The Uisce Éireann customer care helpline is open 24/7 on 1800 278 278 and customers can also contact us on Twitter @IWCare with any queries. For updates, please visit the Supply and Service Updates section of our website.
MORE WATER SAVING TIPS
- Take a shorter shower
- Fix dripping taps or leaking toilets in your home
- When brushing your teeth or shaving, turn off the tap and save up to 6 litres of water per minute
- If you need to wash your car, use a bucket and sponge instead of a hose
- Report any external leaks to Uisce Éireann at 1800 278 278. No leak fixes itself and every leak gets progressively worse. The escaping water can weaken the ground or cause slippery footpaths and roads. The leaking water reduces the supply pressure for adjacent properties. What looks like a small leak at the surface can be using the equivalent to 20-30 households.
In the garden
- Save and reuse water collected from baths, showers, and hand basins in the garden
- Use a rose head watering can instead of a hose and aim for the roots
- Consider installing a water butt to collect rainwater – this can then be used for watering the garden during dry weather
- Water in the evening when it won’t evaporate
- Pots and containers need lots of water to prevent drying out so plant directly into the ground as much as possible
- Another good tip is to add a layer of plant material, like bark, to your flower bed to prevent evaporation and reduce the need for watering
On the Farm
- Fix troughs – Watch out for overflowing drinking troughs as they can waste significant amounts of water. Adjust the ball valves to lower the float or replace faulty parts.

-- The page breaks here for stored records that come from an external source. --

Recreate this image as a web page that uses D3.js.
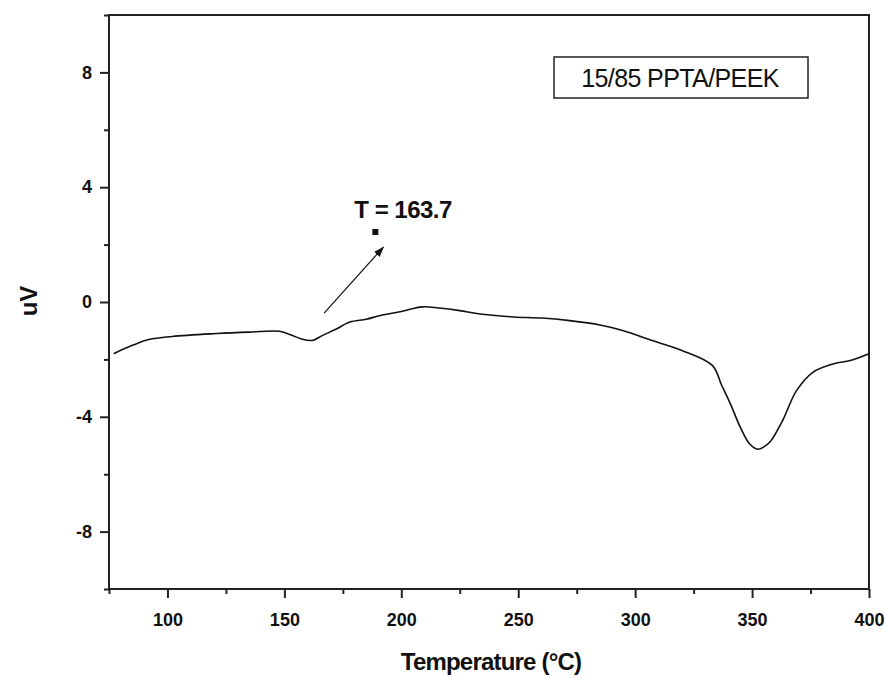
<!DOCTYPE html>
<html>
<head>
<meta charset="utf-8">
<script src="https://cdn.jsdelivr.net/npm/d3@7"></script>
<style>
  body { margin: 0; background: #fff; }
  svg { display: block; font-family: Arial, "Liberation Sans", sans-serif; }
</style>
</head>
<body>
<div id="chart"></div>
<script>
// DSC trace, 15/85 PPTA/PEEK
var temps = [77, 85, 92, 102, 121, 135, 148, 153, 157, 162, 166, 172, 178, 185, 191, 200, 209, 216, 225, 233, 248, 260, 272, 285, 295, 306, 320, 333, 337, 341, 345, 349, 352.5, 355, 358, 363, 369, 376, 385, 392, 400];
var uv = [-1.80, -1.51, -1.31, -1.20, -1.10, -1.05, -1.02, -1.15, -1.28, -1.34, -1.18, -0.95, -0.70, -0.60, -0.47, -0.33, -0.17, -0.21, -0.30, -0.41, -0.52, -0.56, -0.65, -0.80, -1.00, -1.31, -1.69, -2.21, -2.90, -3.60, -4.37, -4.95, -5.13, -5.05, -4.84, -4.14, -3.09, -2.45, -2.15, -2.04, -1.80];

var xMajorTicks = [100, 150, 200, 250, 300, 350, 400];
var xMinorTicks = [75, 125, 175, 225, 275, 325, 375];
var yMajorTicks = [8, 4, 0, -4, -8];
var yMinorTicks = [10, 6, 2, -2, -6, -10];

var legendText = "15/85 PPTA/PEEK";
var annotText = "T = 163.7";
var annotDot = [188.9, 2.44];
var annotArrow = [[167, -0.39], [192.3, 1.91]];

var svgWidth = 886;
var svgHeight = 678;
var margin = { top: 15, right: 17, bottom: 89, left: 109 };
var width = svgWidth - margin.left - margin.right;
var height = svgHeight - margin.top - margin.bottom;

var svg = d3.select("#chart")
    .append("svg")
    .attr("width", svgWidth)
    .attr("height", svgHeight);

var chartGroup = svg.append("g")
    .attr("transform", `translate(${margin.left}, ${margin.top})`);

var x = d3.scaleLinear().domain([75, 400]).range([0, width]);
var y = d3.scaleLinear().domain([-10, 10]).range([height, 0]);

// frame
chartGroup.append("rect")
    .attr("width", width)
    .attr("height", height)
    .attr("fill", "none")
    .attr("stroke", "#222")
    .attr("stroke-width", 2);

// axes
function styleAxis(g) {
    g.select(".domain").remove();
    g.selectAll(".tick line").attr("stroke", "#222").attr("stroke-width", 2);
    g.selectAll(".tick text")
        .attr("fill", "#111")
        .attr("font-weight", "bold")
        .attr("font-size", "18px");
}

chartGroup.append("g")
    .attr("transform", `translate(0, ${height})`)
    .call(d3.axisBottom(x).tickValues(xMajorTicks).tickSize(9).tickPadding(15).tickFormat(d => String(d)))
    .call(styleAxis);

chartGroup.append("g")
    .attr("transform", `translate(0, ${height})`)
    .call(d3.axisBottom(x).tickValues(xMinorTicks).tickSize(5).tickFormat(""))
    .call(styleAxis);

chartGroup.append("g")
    .call(d3.axisLeft(y).tickValues(yMajorTicks).tickSize(9).tickPadding(8).tickFormat(d => String(d)))
    .call(styleAxis);

chartGroup.append("g")
    .call(d3.axisLeft(y).tickValues(yMinorTicks).tickSize(5).tickFormat(""))
    .call(styleAxis);

// curve
var points = temps.map(function (t, i) { return [t, uv[i]]; });
var line = d3.line()
    .x(d => x(d[0]))
    .y(d => y(d[1]))
    .curve(d3.curveCatmullRom.alpha(0.5));

chartGroup.append("path")
    .datum(points)
    .attr("d", line)
    .attr("fill", "none")
    .attr("stroke", "#111")
    .attr("stroke-width", 1.6);

// annotation
svg.append("defs").append("marker")
    .attr("id", "arrow")
    .attr("viewBox", "0 0 10 10")
    .attr("refX", 9)
    .attr("refY", 5)
    .attr("markerWidth", 9)
    .attr("markerHeight", 9)
    .attr("orient", "auto")
    .append("path")
    .attr("d", "M0,1.5 L10,5 L0,8.5 Z")
    .attr("fill", "#111");

chartGroup.append("line")
    .attr("x1", x(annotArrow[0][0]))
    .attr("y1", y(annotArrow[0][1]))
    .attr("x2", x(annotArrow[1][0]))
    .attr("y2", y(annotArrow[1][1]))
    .attr("stroke", "#111")
    .attr("stroke-width", 1.2)
    .attr("marker-end", "url(#arrow)");

chartGroup.append("rect")
    .attr("x", x(annotDot[0]) - 3)
    .attr("y", y(annotDot[1]) - 3)
    .attr("width", 6)
    .attr("height", 6)
    .attr("fill", "#111");

chartGroup.append("text")
    .attr("x", x(179.9))
    .attr("y", y(2.92))
    .attr("font-size", "24px")
    .attr("font-weight", "bold")
    .attr("letter-spacing", "-0.5px")
    .attr("fill", "#111")
    .text(annotText);

// legend box
var legend = svg.append("g").attr("transform", "translate(554, 57)");
legend.append("rect")
    .attr("width", 254)
    .attr("height", 41)
    .attr("fill", "#fff")
    .attr("stroke", "#222")
    .attr("stroke-width", 1.5);
legend.append("text")
    .attr("x", 126)
    .attr("y", 30)
    .attr("text-anchor", "middle")
    .attr("font-size", "25px")
    .attr("letter-spacing", "-0.6px")
    .attr("fill", "#111")
    .text(legendText);

// axis titles
svg.append("text")
    .attr("transform", `translate(${margin.left + width / 2 + 2}, 670)`)
    .attr("text-anchor", "middle")
    .attr("font-size", "24px")
    .attr("font-weight", "bold")
    .attr("letter-spacing", "-0.8px")
    .attr("fill", "#111")
    .text("Temperature (°C)");

svg.append("text")
    .attr("transform", "translate(37, 301) rotate(-90)")
    .attr("text-anchor", "middle")
    .attr("font-size", "24px")
    .attr("font-weight", "bold")
    .attr("fill", "#111")
    .text("uV");
</script>
</body>
</html>
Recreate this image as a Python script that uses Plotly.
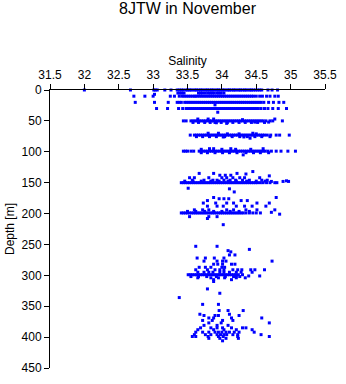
import plotly.graph_objects as go

# ---- data: salinity (x) and depth in m (y) ----
row0_sal = [32.00, 32.67, 33.01, 33.03, 33.06, 33.17, 33.26, 33.35, 33.38, 33.41, 33.44, 33.48, 33.50,
            33.53, 33.55, 33.58, 33.61, 33.63, 33.66, 33.69, 33.71, 33.74, 33.77, 33.79, 33.82, 33.85,
            33.87, 33.90, 33.93, 33.95, 33.98, 34.01, 34.03, 34.06, 34.09, 34.11, 34.14, 34.17, 34.19,
            34.22, 34.25, 34.27, 34.30, 34.33, 34.35, 34.38, 34.41, 34.43, 34.46, 34.49, 34.52, 34.55,
            34.58, 34.67, 34.73, 34.81]
row0_depth = 0

row5_sal = [33.36, 33.39, 33.42, 33.45, 33.66, 33.69, 33.72, 33.76, 33.80, 33.83, 33.86, 33.89, 33.93,
            33.96, 33.99, 34.03]
row5_depth = 5

row10_sal = [32.72, 32.88, 33.00, 33.25, 33.31, 33.38, 33.42, 33.45, 33.48, 33.51, 33.54, 33.57, 33.60,
             33.62, 33.65, 33.68, 33.71, 33.74, 33.77, 33.80, 33.83, 33.86, 33.89, 33.92, 33.95, 33.98,
             34.01, 34.04, 34.07, 34.10, 34.13, 34.16, 34.19, 34.22, 34.25, 34.28, 34.31, 34.34, 34.37,
             34.40, 34.43, 34.46, 34.50, 34.55, 34.59, 34.65, 34.70, 34.77, 34.82]
row10_depth = 10

row20_sal = [32.74, 33.02, 33.22, 33.35, 33.38, 33.41, 33.46, 33.49, 33.52, 33.55, 33.58, 33.61, 33.64,
             33.67, 33.70, 33.73, 33.76, 33.79, 33.82, 33.85, 33.88, 33.91, 33.94, 33.97, 34.00, 34.03,
             34.06, 34.09, 34.12, 34.15, 34.18, 34.21, 34.24, 34.27, 34.30, 34.33, 34.36, 34.39, 34.42,
             34.45, 34.48, 34.51, 34.54, 34.57, 34.61, 34.68, 34.75, 34.83, 34.90]
row20_depth = 20

row30_sal = [33.05, 33.21, 33.37, 33.43, 33.48, 33.51, 33.54, 33.57, 33.60, 33.63, 33.66, 33.69, 33.72,
             33.75, 33.78, 33.81, 33.84, 33.87, 33.90, 33.93, 33.96, 33.99, 34.02, 34.05, 34.08, 34.11,
             34.14, 34.17, 34.20, 34.23, 34.26, 34.29, 34.32, 34.35, 34.38, 34.41, 34.44, 34.47, 34.50,
             34.53, 34.57, 34.62, 34.67, 34.74, 34.82, 34.94]
row30_depth = 30

row50_sal = [33.44, 33.48, 33.55, 33.58, 33.61, 33.64, 33.67, 33.70, 33.73, 33.76, 33.79, 33.82, 33.85,
             33.88, 33.91, 33.94, 33.97, 34.00, 34.03, 34.06, 34.09, 34.12, 34.15, 34.18, 34.21, 34.24,
             34.27, 34.30, 34.33, 34.36, 34.39, 34.42, 34.45, 34.48, 34.51, 34.54, 34.57, 34.60, 34.64,
             34.70, 34.74, 34.88]
row50_depth = 50
row50b_sal = [33.58, 33.66, 33.75, 33.83, 33.90, 33.99, 34.08, 34.16, 34.25, 34.34, 34.43, 34.52, 34.62]
row50b_depth = 52.5

row75_sal = [33.54, 33.60, 33.63, 33.66, 33.69, 33.72, 33.75, 33.78, 33.81, 33.84, 33.87, 33.90, 33.93,
             33.96, 33.99, 34.02, 34.05, 34.08, 34.11, 34.14, 34.17, 34.20, 34.23, 34.26, 34.29, 34.32,
             34.35, 34.38, 34.41, 34.44, 34.47, 34.50, 34.53, 34.56, 34.59, 34.62, 34.66, 34.71, 34.79,
             34.84, 34.98]
row75_depth = 73
row75b_sal = [33.63, 33.72, 33.82, 33.92, 34.04, 34.15, 34.26, 34.37, 34.48, 34.58, 34.70]
row75b_depth = 75.5

row100_sal = [33.44, 33.47, 33.50, 33.55, 33.59, 33.67, 33.70, 33.73, 33.76, 33.79, 33.82, 33.85, 33.88,
              33.91, 33.94, 33.97, 34.00, 34.03, 34.06, 34.09, 34.12, 34.15, 34.18, 34.21, 34.24, 34.27,
              34.30, 34.33, 34.36, 34.39, 34.42, 34.45, 34.48, 34.51, 34.54, 34.57, 34.60, 34.63, 34.67,
              34.72, 34.79, 34.86, 34.96, 35.07]
row100_depth = 99
row100b_sal = [33.70, 33.79, 33.90, 34.01, 34.11, 34.22, 34.35, 34.46, 34.56, 34.68]
row100b_depth = 101.5

row150_sal = [33.41, 33.44, 33.47, 33.50, 33.53, 33.56, 33.59, 33.62, 33.65, 33.68, 33.71, 33.74, 33.77,
              33.80, 33.83, 33.86, 33.89, 33.92, 33.95, 33.98, 34.01, 34.04, 34.07, 34.10, 34.13, 34.16,
              34.19, 34.22, 34.25, 34.28, 34.31, 34.34, 34.37, 34.40, 34.43, 34.46, 34.49, 34.52, 34.56,
              34.60, 34.65, 34.70, 34.77]
row150_depth = 150
row150b_sal = [33.46, 33.58, 33.70, 33.84, 33.96, 34.09, 34.21, 34.36, 34.50, 34.63]
row150b_depth = 147.5

row200_sal = [33.41, 33.44, 33.47, 33.50, 33.53, 33.56, 33.59, 33.62, 33.65, 33.68, 33.71, 33.74, 33.77,
              33.80, 33.83, 33.86, 33.89, 33.92, 33.95, 33.98, 34.01, 34.04, 34.07, 34.10, 34.13, 34.16,
              34.19, 34.22, 34.25, 34.28, 34.31, 34.35, 34.40, 34.45, 34.50, 34.56]
row200_depth = 199
row200b_sal = [33.50, 33.62, 33.75, 33.88, 34.00, 34.12, 34.25, 34.40]
row200b_depth = 196.5

row300_sal = [33.51, 33.54, 33.57, 33.60, 33.63, 33.66, 33.69, 33.72, 33.75, 33.78, 33.81, 33.84, 33.87,
              33.90, 33.93, 33.96, 33.99, 34.02, 34.05, 34.08, 34.11, 34.14, 34.17, 34.20, 34.24, 34.30]
row300_depth = 299
row300b_sal = [33.55, 33.66, 33.78, 33.92, 34.05, 34.17, 34.26]
row300b_depth = 302

# scattered individual samples (salinity, depth)
scatter_sal = [33.02, 33.90, 33.94,
               33.65, 33.80, 33.88, 33.92, 34.07, 34.30, 34.48, 34.68, 34.77,
               33.80, 33.95, 34.08, 34.25, 34.45, 34.50, 34.41, 34.02, 34.32,
               33.70, 33.82, 33.88, 34.00, 34.13, 34.20, 34.42, 34.60, 34.31,
               33.67, 33.88, 33.97, 34.05, 34.13, 34.22, 34.35, 34.45, 34.69, 33.53, 33.60, 33.81,
               34.00, 34.07, 34.16, 34.26, 34.33, 34.55, 33.57, 33.74, 33.87, 33.93, 34.03, 34.12,
               34.20, 34.30, 34.40, 34.58, 34.66, 34.72, 34.89, 34.94, 34.97, 34.80, 33.51, 34.11, 34.18,
               33.88, 34.79, 33.96, 34.03, 34.10, 33.79, 34.28, 34.37, 33.73, 33.91, 34.07, 34.17,
               34.51, 34.69, 33.79, 33.93, 34.02, 34.21, 34.33, 34.44, 34.64, 33.60, 33.72, 33.81,
               34.07, 34.17, 34.35, 34.51, 34.77, 34.72, 34.84, 33.53, 33.81, 33.93, 33.79, 34.02,
               33.62, 33.93, 34.09, 34.13, 34.40, 34.11, 34.19, 33.64, 33.76, 33.89, 34.03, 33.74,
               33.93, 34.01, 34.06, 34.73, 33.88, 33.94, 34.01, 34.14, 34.19, 33.67, 33.76, 33.84,
               34.00, 34.04, 33.62, 33.79, 33.90, 33.97, 34.03, 34.16, 34.23, 34.29, 34.42, 34.48,
               34.62, 33.65, 33.74, 33.81, 33.87, 33.97, 34.03, 34.11, 34.21, 34.28, 34.44, 34.21,
               34.39, 34.55, 33.65, 33.84, 33.95, 34.04, 34.21, 34.34, 33.88, 34.14, 33.88, 33.79,
               33.97, 33.38,
               33.72, 33.95, 33.96, 34.09, 34.31, 33.68, 34.11, 33.74, 33.90, 33.95, 34.25, 33.81,
               33.88, 34.14, 34.58, 33.72, 33.86, 34.01, 34.16, 33.81, 33.99, 34.69, 33.74, 33.93,
               34.09, 33.69, 33.84, 33.93, 34.01, 34.14, 34.30, 34.35, 33.65, 33.88, 34.03, 34.21,
               34.44, 33.62, 33.72, 33.81, 33.90, 33.95, 34.00, 34.06, 34.11, 34.18, 34.25, 34.47,
               33.60, 33.76, 33.84, 33.93, 33.98, 34.03, 34.07, 34.16, 34.23, 34.57, 33.57, 33.62,
               33.80, 33.95, 34.02, 34.23, 34.69, 33.81, 33.97, 34.06, 34.24, 34.01]
scatter_depth = [7, 24, 36,
                 47, 47, 47, 53, 54, 48, 52, 52, 47,
                 70, 70, 71, 71, 70, 71, 78, 76, 76,
                 96, 95, 95, 96, 95, 96, 96, 95, 105,
                 135, 135, 138, 138, 138, 135, 136, 132, 139, 142, 142, 142,
                 142, 142, 142, 142, 142, 142, 146, 146, 146, 146, 146, 146,
                 146, 146, 146, 146, 146, 148, 148, 147, 148, 150, 159, 160, 165,
                 174, 174, 176, 176, 176, 179, 179, 179, 183, 183, 183, 183,
                 183, 183, 188, 188, 188, 188, 188, 188, 188, 194, 194, 194,
                 194, 194, 194, 194, 194, 198, 201, 205, 205, 205, 208, 218,
                 253, 253, 260, 262, 258, 267, 267, 272, 272, 272, 272, 277,
                 277, 277, 277, 277, 282, 282, 282, 282, 282, 287, 287, 287,
                 287, 287, 291, 291, 291, 291, 291, 291, 291, 291, 291, 291,
                 291, 295, 295, 295, 295, 295, 295, 295, 295, 295, 295, 301,
                 301, 301, 304, 304, 304, 304, 304, 304, 307, 307, 310, 322,
                 329, 336,
                 347, 347, 357, 357, 357, 363, 363, 365, 365, 365, 365, 369,
                 369, 369, 369, 373, 373, 373, 373, 377, 377, 377, 381, 381,
                 381, 385, 385, 385, 385, 385, 385, 385, 388, 388, 388, 388,
                 388, 392, 392, 392, 392, 392, 392, 392, 392, 392, 392, 392,
                 396, 396, 396, 396, 396, 396, 396, 396, 396, 396, 399, 399,
                 399, 399, 399, 399, 399, 402, 402, 402, 402, 406]

x_ticks = [31.5, 32, 32.5, 33, 33.5, 34, 34.5, 35, 35.5]
y_ticks = [0, 50, 100, 150, 200, 250, 300, 350, 400, 450]

# ---- assemble ----
rows = [(row0_sal, row0_depth), (row5_sal, row5_depth), (row10_sal, row10_depth),
        (row20_sal, row20_depth), (row30_sal, row30_depth), (row50_sal, row50_depth),
        (row50b_sal, row50b_depth), (row75_sal, row75_depth), (row75b_sal, row75b_depth),
        (row100_sal, row100_depth), (row100b_sal, row100b_depth),
        (row150_sal, row150_depth), (row150b_sal, row150b_depth),
        (row200_sal, row200_depth), (row200b_sal, row200b_depth),
        (row300_sal, row300_depth), (row300b_sal, row300b_depth)]
sal, dep = [], []
for s_list, d in rows:
    sal.extend(s_list)
    dep.extend([d] * len(s_list))
sal.extend(scatter_sal)
dep.extend(scatter_depth)

font_family = "Liberation Sans, Arial, sans-serif"

fig = go.Figure(go.Scatter(
    x=sal, y=dep, mode="markers", cliponaxis=False,
    marker=dict(symbol="square", size=3, color="#0000FF", line=dict(width=0)),
    hoverinfo="x+y",
))

fig.update_layout(
    width=346, height=384,
    margin=dict(l=47, r=14, t=90, b=9),
    paper_bgcolor="white", plot_bgcolor="white",
    showlegend=False,
    font=dict(family=font_family, color="black", size=12),
    title=dict(text="8JTW in November", x=0.5, xref="paper", xanchor="center",
               y=1 - 8.5 / 384, yref="container", yanchor="middle",
               font=dict(size=16, family=font_family, color="black")),
    xaxis=dict(side="top", range=[31.5, 35.5], tickvals=x_ticks,
               ticktext=[str(t) for t in x_ticks],
               showline=True, linecolor="black", linewidth=1,
               ticks="outside", ticklen=5, tickcolor="black", tickwidth=1,
               showgrid=False, zeroline=False,
               tickfont=dict(size=12),
               title=dict(text="Salinity", font=dict(size=12), standoff=0)),
    yaxis=dict(range=[450, 0], tickvals=y_ticks,
               showline=True, linecolor="black", linewidth=1,
               ticks="outside", ticklen=5, tickcolor="black", tickwidth=1,
               showgrid=False, zeroline=False,
               tickfont=dict(size=12),
               title=dict(text="Depth [m]", font=dict(size=12), standoff=4)),
)

fig.write_html("out.html")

- Dry cleaning: Save water when cleaning the yard by using dry-cleaning techniques. Use scrapers and brushes to remove solid waste from yards and pens before hosing. You can also use a small amount of water (e.g. one bucket) to pre-soak waste before cleaning.
- Clean plate cooler water: If you own a dairy farm, you can divert clean plate cooler water to a tank and use it for parlour washing
- Consider Rainwater Harvesting - rain from the roofs of farm buildings can be used for a variety of activities such as washing down yards. Consider the level of rainwater quality required for specific water uses on the farm (e.g. plant nurseries and field irrigation) and the surfaces and contamination risks before you consider installing appropriate rain water harvesting, treatment (filtration and UV) and storage systems.
- Take action to protect water sources: Avoid contamination of surface waters by reducing or eliminating access to livestock by fencing off watercourses. Pollution containing animal faeces can affect the water environment, nutrients and soil. Destroyed bankside vegetation can also contribute to flooding.
There are lots more water saving tips for farmers on our website at https://www.water.ie/conservation/business/business-conservation-tips/agriculture/.
Uisce Éireann is responsible for the delivery of all public water and wastewater services in Ireland. We are committed to continuously upgrading and developing critical infrastructure to support the growth needed in housing and across our economy, while protecting the environment and safeguarding water supplies.